I argue that it is possible to raise a high threshold for attribution by solely allowing attribution arising from fault — and not according to generally prevailing opinion — and by requiring a strict degree of fault: intent or wilful recklessness. One argument in favour of establishing a link with culpability is that this allows taking into account psychological facts that may impede an optimal decision-making. As is also mentioned in chapter 2, there seems in practice to be a rather more extensive form of attribution based on objective fault, or even according to generally prevailing opinion.
Furthermore, the threshold for the standard of conduct must be raised higher in view of the board's discretionary power and the bandwidth that may exist when assessing the board's acts: it is hard to determine whether a director has taken a "wrong" decision. It should also be noted that the height of the (standard of conduct) threshold may vary, depending on the nature of the risk. A case might be made for making a distinction between compliance and fmancial reporting-related risks on the one hand and risks that have not been imposed by the government on the other. As regards the former category the board has little discretionary power. It does not have the freedom to develop a policy that is aimed at non-compliance with the law. The board does however have a certain degree of discretionary power regarding the manner in which compliance with (open) standards is ensured within the company. The control of compliance and financial reporting related risks must provide a reasonable degree of certainty that the company will realise the objectives that are defined in that regard. For the control of risks with respect to operational and strategie objectives, a reasonable degree of certainty that the company makes progress in achieving these objectives should be obtained.
Another distinction on which a differentiation of the standards of conduct may be based is the criterion whether or not the voluntary risk taken by the company results in a risk for third parties.
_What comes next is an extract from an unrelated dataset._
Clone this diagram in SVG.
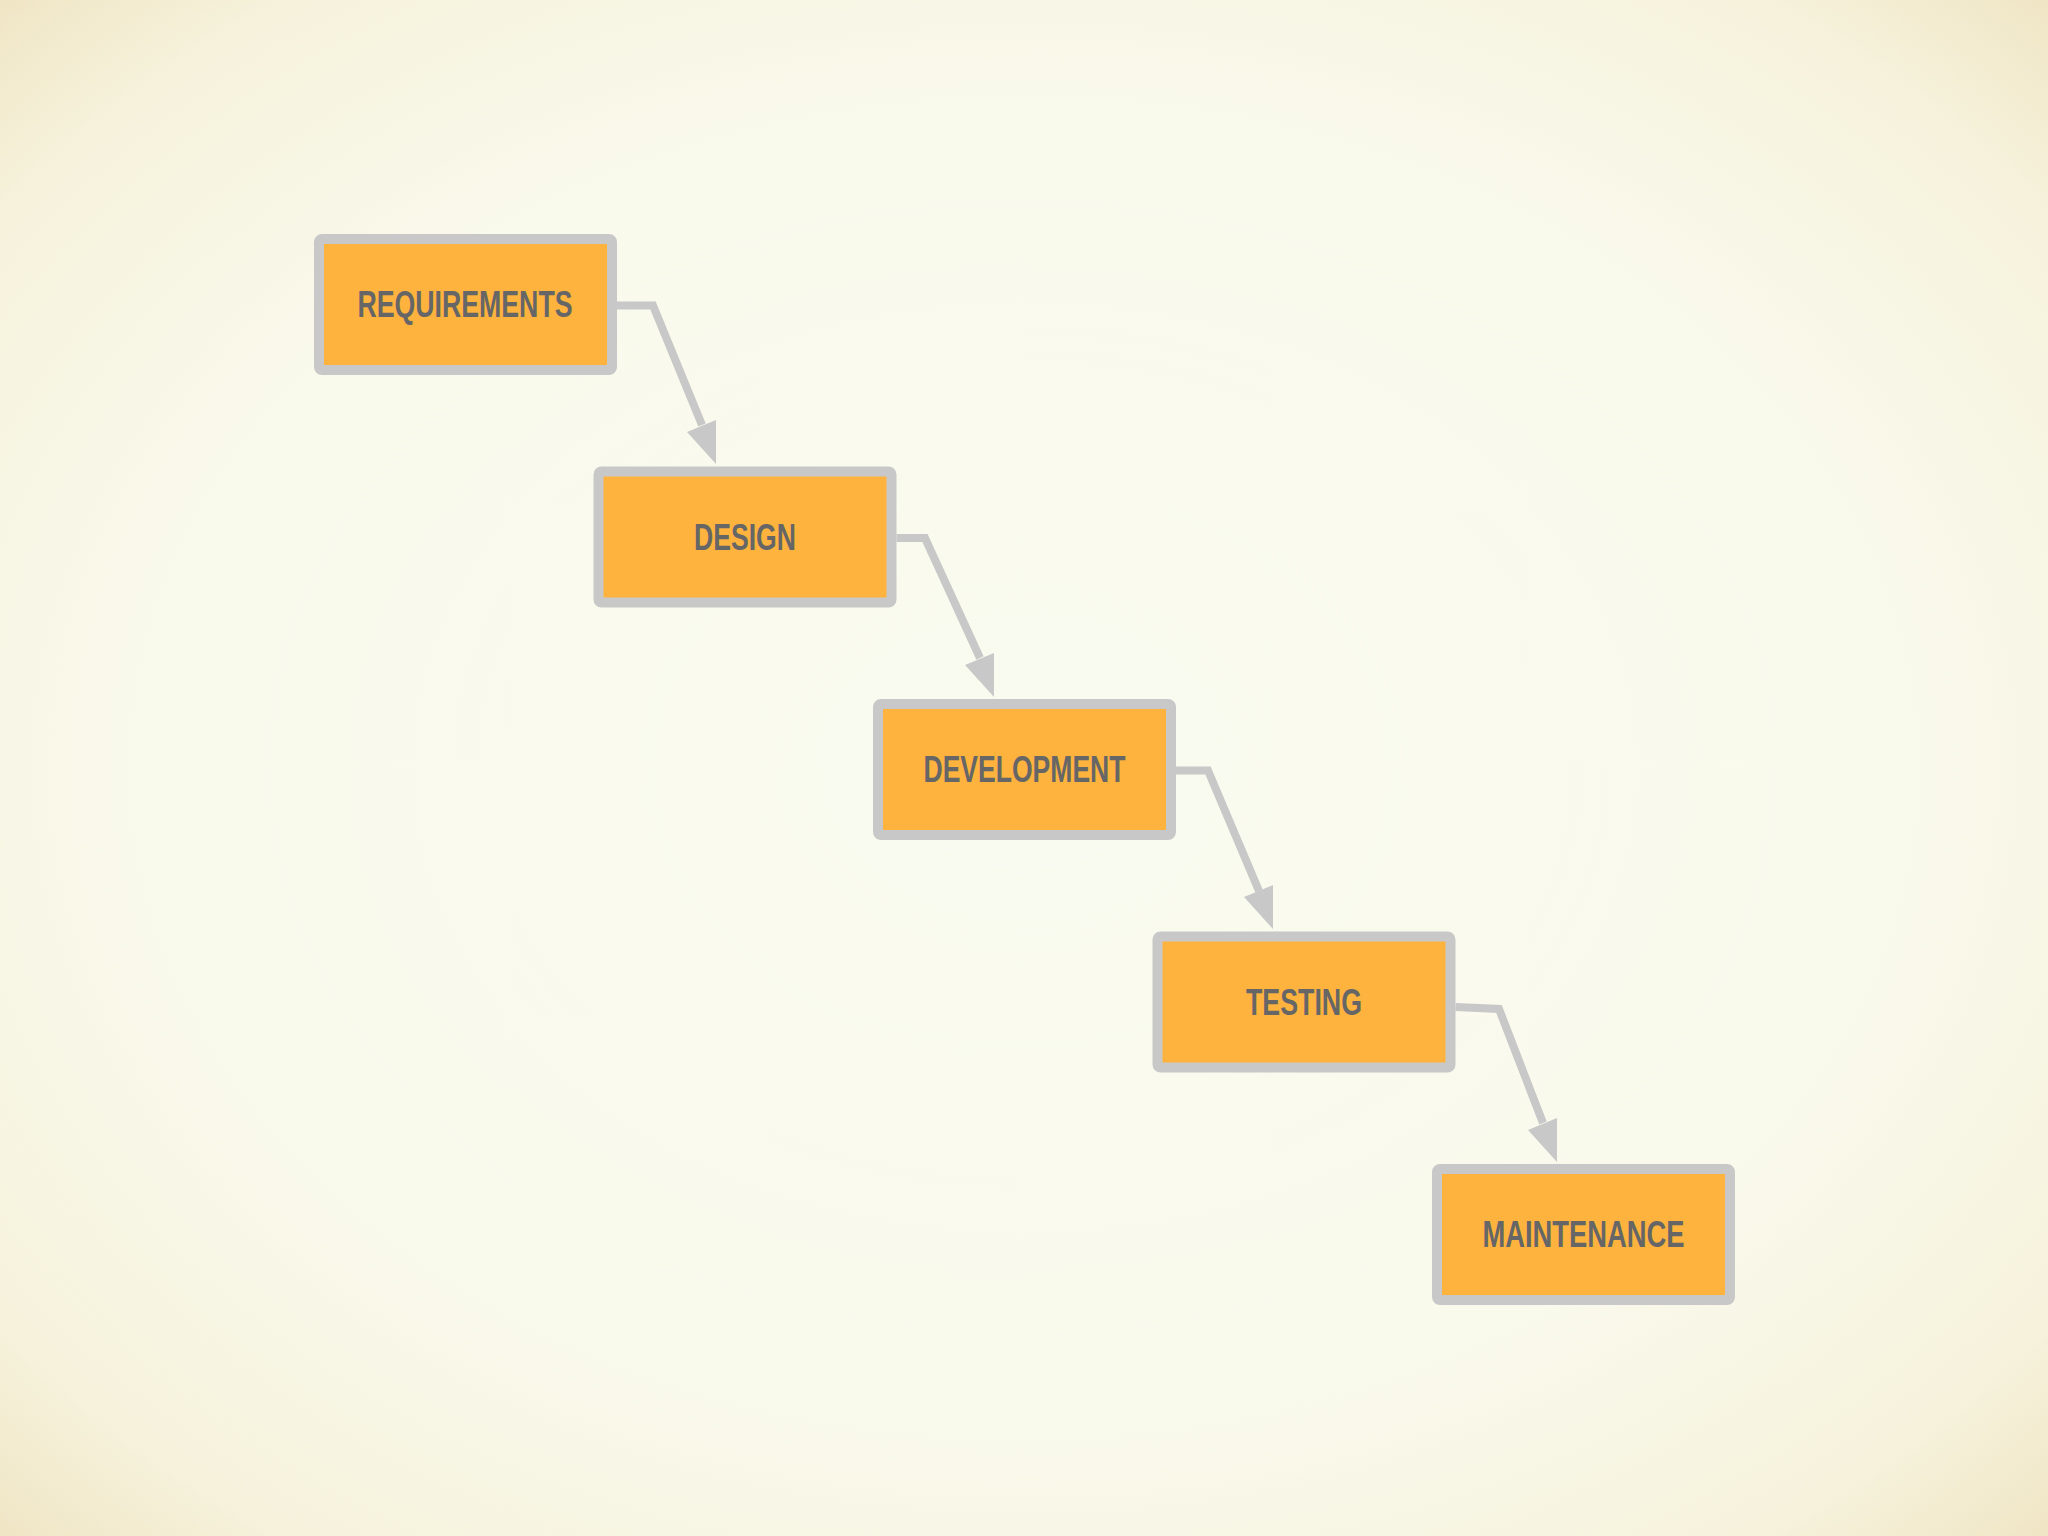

The standard of conduct might be more strict depending on whether such risk exists, specifically where these risks may have catastrophic consequences, e.g. health, environmental or system risks.
Finally, the voluntary acceptance of risks by persons involved in the company should lead to a limitation in their possibility to hold directors liable. This is for instance relevant for shareholders in respect of the risk appetite and risks that have been communicated.
The notion of risk management is actually a way of thinking and decisiontaking that is referred to in psychology literature as system 2 thinking: deliberate, purposeful, explicit and logical. It provides for decisions at board level being taken based on a rational decision-taking method and enables external communication on risks and the controlling thereof. Risk management also enables the board to supervise the company.
However, there are clear restrictions to the possibilities for managing the risks. These specifically concern the critical failure factors. External factors cannot be (properly) controlled by a company. Furthermore, it is also possible that individuals within the company make risk management failures. I have classified risk management-related errors roughly into five categories: i) absence of a risk management system, ii) system errors, iii) operational errors, iv) errors of judgment, and v) insufficient transparency in the market as regards risks and risk management. When assessing the facts of a case in which possibly a risk management failure has occurred, it is recommended to verify which category of risk management failure would apply. And also to verify at what level within the organisation this failure has taken place and to what extent directors were or should have been aware of that failure.
In particular, in respect of errors of judgment, the nature of the applicable standard of judicial review is relevant. In my view, the standard formulated by the Supreme Court for violation of the standard of conduct laid down in Article 2:138/248 DCC (manifestly improper management), i.e. whether "no reasonably thinking director would — under the same circumstances — have acted in the same way" is adequate, also in respect of liability under Article 2:9 DCC.
From case law I have derived 13 areas in which directors may be subject to the risk of being held liable:
the board chooses to adopt a strategy which entails too much risk;
the board takes a decision without investigating the possible risks involved;
the company does not have risk management and interaal control systems, or the board takes a decision without appropriate systems being available;
possible risks have been investigated, but the relevant risk or its materiality has not been identified;
a choice for an inadequate risk response has been made;
no criteria or guidelines have been established for managing identified risks;
there is no periodical assessment of the actual exposure of the risk to the established criteria;
there is no contingency plan;
further to suspected incidents, no questions have been asked or further inquiries been made;
no corrective measures have been taken in case the established criteria or guidelines have not been met;
in case the established criteria and guidelines have not been met, these are neglected or amended without further inquiry or taking into account the effects on the policy;
failures to inform co-directors about possible incidents and material weaknesses in the risk management and interaal control systems;
making misleading public statements on risk management.
From my study, I have derived a number of general requirements with respect to risk management that may be imposed on the board in respect of risk management. Generally speaking these can be described as follows. A prudent board must make sufficient efforts to ensure that processes are in place, adapted to the nature and the size of the company and its activities, to make sure that major risks within the companies are detected and understood; that these are made transparent within the organisation; and that these are reported to the board in order to enable the board to: i) take well-informed decisions, ii) avoid to all possible extent surprises, so that losses are incurred as much as possible in such places where and to such an extent as the board has calculated, iii) timely and adequately intervene in the event risks do materialise, and iv) publish correct information regarding the risks and the risk management within the company. The board must set up an adequate interaal control system that ensures implementation, compliance, and enforcement of the adopted rules and criteria. If there are serious indications of a material weakness in the set-up or operation of those systems, this should be investigated. In the event of material incidents the board must act by either enforcing the rules or by deciding, after weighing up the pros and cons, not to act or to adapt the rules.
As regards risk management directors are not under any obligation to achieve results, in the sense that they are responsible for preventing that the risks the company faces materialise or are fully under control. Such obligation would affect the nature of entrepreneurship; doing business without taking risks is inherently contradictory. Furthermore, given the diversity of risks, risk perceptions, and risk profiles it is unfeasible to objectively determine minimum uniform and concrete levels of risk management that would apply to each company, and which would have to be ensured by the directors at all times. Directors do not always control the critical failure factors for their decisions. Incurring a loss does not necessarily mean a risk management failure has taken place. And even in the event a risk management failure occurs, the question is whether this can be attributed to members of the board.